A, B, Determination of the number of subcortical volume clusters in, A, patients with neurofibromatosis type 1 (NF1) and, B, control subjects by using a k-means algorithm. There are differences in patterns of subcortical volumes clustering between, C, patients with NF1 and, D, control subjects, showing clear clustering by known anatomic divisions in control subjects but not in patients with NF1. * = Regions with significant differences in size between patients and control subjects. E, F, Determination of the number of cortical thickness clusters in, E, patients with NF1 and, F, control subjects by using a k-means algorithm.

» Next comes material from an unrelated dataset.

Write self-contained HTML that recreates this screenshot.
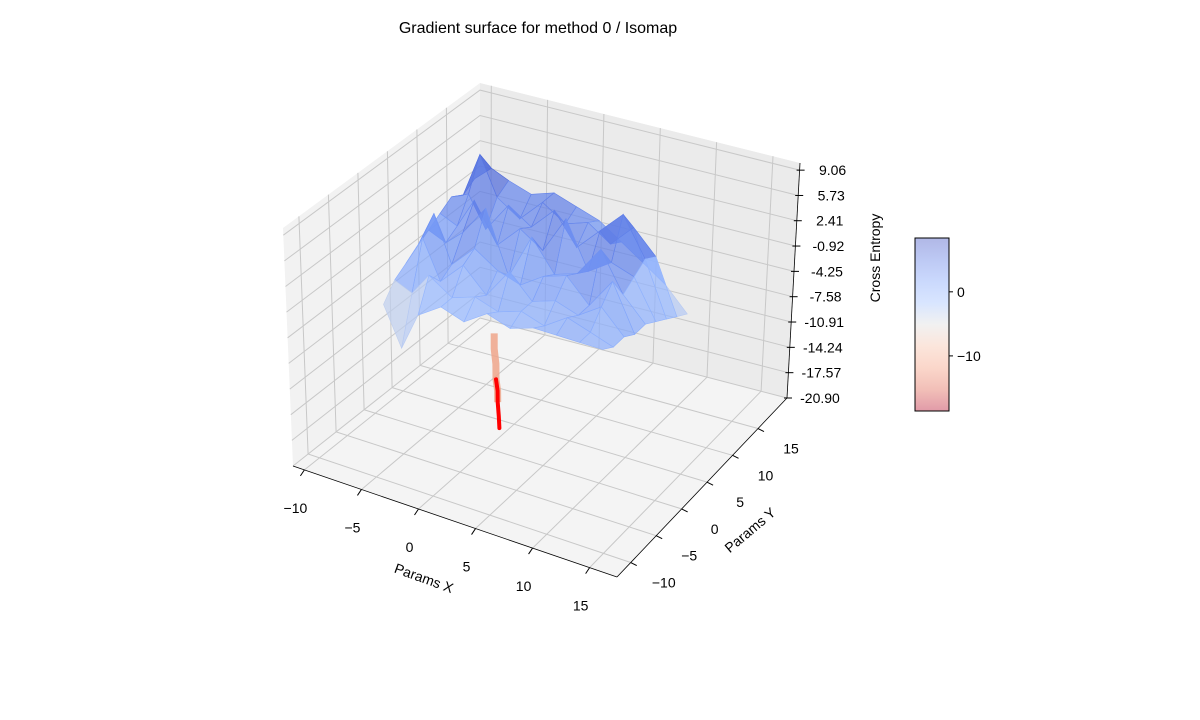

G, H, Differences in patterns of cortical thickness clustering between, G, patients with NF1 and, H, control subjects. BSTS = banks of superior temporal sulcus, CACG = caudal anterior cingulate gyrus, CCtx = cerebellar cortex, CMFG = caudal middle frontal gyrus, CWM = cerebellar wh ite matter, DC = diencephalon, ICG = isthmus of cingulate gyrus, IPL = inferior parietal lobule, ITG = inferior temporal gyrus, LOC = lateral occipital cortex, LOFG = lateral orbitofrontal gyrus, MOFG = medial orbitofrontal gyrus, MTG = middle temporal gyrus, PCG = posterior cingulate gyrus, PHG = parahippocampal gyrus, RACG = rostral anterior cingulate gyrus, RMFG = rostral middle frontal gyrus, SFG = superior frontal gyrus, SMG = supramarginal gyrus, SPL = superior parietal lobule, STG = superior temporal gyrus, TTG = transverse temporal gyrus.

Figure 6:

A, B, Heat maps of partial correlation coefficients of all subcortical regions for, A, patients with neurofibromatosis type 1 (NF1) compared with, B, control subjects, controlling for age and sex, show associations between known anatomic divisions in control subjects but not in patients with NF1. C, D, Partial correlation coefficients of cortical and subcortical regions for, C, patients with NF1 compared with, D, control subjects. BSTS = banks of superior temporal sulcus, CACG = caudal anterior cingulate gyrus, CMFG = caudal middle frontal gyrus, DC = diencephalon, ICG = isthmus of cingulate gyrus, IPL = inferior parietal lobule, ITG = inferior temporal gyrus, LOC = lateral occipital cortex, LOFG = lateral orbitofrontal gyrus, MOFG = medial orbitofrontal gyrus, MTG = middle temporal gyrus, PCG = posterior cingulate gyrus, PHG = parahippocampal gyrus, RACG = rostral anterior cingulate gyrus, RMFG = rostral middle frontal gyrus, SFG = superior frontal gyrus, SMG = supramarginal gyrus, SPL = superior parietal lobule, STG = superior temporal gyrus, TTG = transverse temporal gyrus, WM = white matter.